DATA EXCERPT
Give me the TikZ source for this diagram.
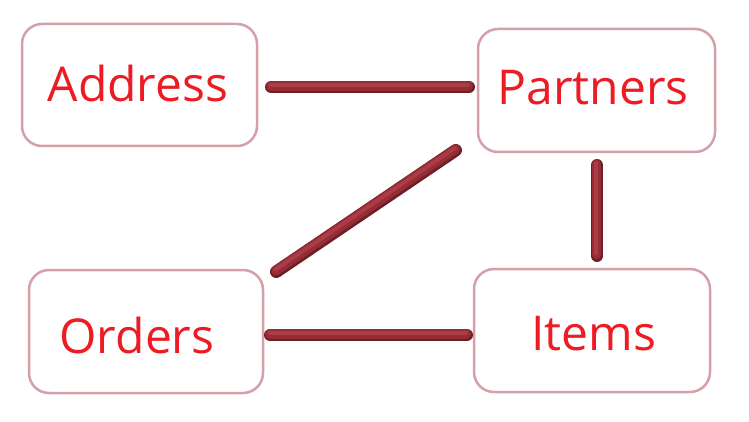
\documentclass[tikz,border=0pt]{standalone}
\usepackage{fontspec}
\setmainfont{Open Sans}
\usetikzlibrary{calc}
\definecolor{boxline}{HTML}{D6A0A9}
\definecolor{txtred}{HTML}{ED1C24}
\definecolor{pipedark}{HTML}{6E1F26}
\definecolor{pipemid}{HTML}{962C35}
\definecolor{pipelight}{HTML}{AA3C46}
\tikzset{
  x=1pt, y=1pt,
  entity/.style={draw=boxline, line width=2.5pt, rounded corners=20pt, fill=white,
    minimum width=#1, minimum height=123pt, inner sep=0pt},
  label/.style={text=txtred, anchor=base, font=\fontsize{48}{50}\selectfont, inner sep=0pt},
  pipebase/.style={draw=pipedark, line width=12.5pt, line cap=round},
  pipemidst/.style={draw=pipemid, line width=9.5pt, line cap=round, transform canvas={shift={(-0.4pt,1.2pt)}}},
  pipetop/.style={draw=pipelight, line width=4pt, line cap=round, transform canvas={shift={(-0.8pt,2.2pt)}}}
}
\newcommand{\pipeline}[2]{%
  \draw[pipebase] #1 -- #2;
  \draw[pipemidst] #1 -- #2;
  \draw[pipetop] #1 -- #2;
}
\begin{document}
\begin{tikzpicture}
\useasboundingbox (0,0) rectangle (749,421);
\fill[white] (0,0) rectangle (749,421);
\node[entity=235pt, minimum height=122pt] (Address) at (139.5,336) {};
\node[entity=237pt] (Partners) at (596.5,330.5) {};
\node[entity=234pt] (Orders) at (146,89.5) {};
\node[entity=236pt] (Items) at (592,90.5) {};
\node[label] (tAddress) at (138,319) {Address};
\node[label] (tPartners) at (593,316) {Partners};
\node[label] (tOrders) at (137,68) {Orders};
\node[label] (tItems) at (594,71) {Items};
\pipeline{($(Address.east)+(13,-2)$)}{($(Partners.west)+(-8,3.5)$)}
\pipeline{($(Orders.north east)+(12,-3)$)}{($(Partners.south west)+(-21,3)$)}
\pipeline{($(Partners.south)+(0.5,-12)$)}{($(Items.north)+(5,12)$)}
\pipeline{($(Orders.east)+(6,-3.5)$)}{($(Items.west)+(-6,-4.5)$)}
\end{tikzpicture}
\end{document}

DIRECTIONS
Quote in full the listing given above; the images are to be left out.

REPLY
Give me the TikZ source for this diagram.
\documentclass[tikz,border=0pt]{standalone}
\usepackage{fontspec}
\setmainfont{Open Sans}
\usetikzlibrary{calc}
\definecolor{boxline}{HTML}{D6A0A9}
\definecolor{txtred}{HTML}{ED1C24}
\definecolor{pipedark}{HTML}{6E1F26}
\definecolor{pipemid}{HTML}{962C35}
\definecolor{pipelight}{HTML}{AA3C46}
\tikzset{
  x=1pt, y=1pt,
  entity/.style={draw=boxline, line width=2.5pt, rounded corners=20pt, fill=white,
    minimum width=#1, minimum height=123pt, inner sep=0pt},
  label/.style={text=txtred, anchor=base, font=\fontsize{48}{50}\selectfont, inner sep=0pt},
  pipebase/.style={draw=pipedark, line width=12.5pt, line cap=round},
  pipemidst/.style={draw=pipemid, line width=9.5pt, line cap=round, transform canvas={shift={(-0.4pt,1.2pt)}}},
  pipetop/.style={draw=pipelight, line width=4pt, line cap=round, transform canvas={shift={(-0.8pt,2.2pt)}}}
}
\newcommand{\pipeline}[2]{%
  \draw[pipebase] #1 -- #2;
  \draw[pipemidst] #1 -- #2;
  \draw[pipetop] #1 -- #2;
}
\begin{document}
\begin{tikzpicture}
\useasboundingbox (0,0) rectangle (749,421);
\fill[white] (0,0) rectangle (749,421);
\node[entity=235pt, minimum height=122pt] (Address) at (139.5,336) {};
\node[entity=237pt] (Partners) at (596.5,330.5) {};
\node[entity=234pt] (Orders) at (146,89.5) {};
\node[entity=236pt] (Items) at (592,90.5) {};
\node[label] (tAddress) at (138,319) {Address};
\node[label] (tPartners) at (593,316) {Partners};
\node[label] (tOrders) at (137,68) {Orders};
\node[label] (tItems) at (594,71) {Items};
\pipeline{($(Address.east)+(13,-2)$)}{($(Partners.west)+(-8,3.5)$)}
\pipeline{($(Orders.north east)+(12,-3)$)}{($(Partners.south west)+(-21,3)$)}
\pipeline{($(Partners.south)+(0.5,-12)$)}{($(Items.north)+(5,12)$)}
\pipeline{($(Orders.east)+(6,-3.5)$)}{($(Items.west)+(-6,-4.5)$)}
\end{tikzpicture}
\end{document}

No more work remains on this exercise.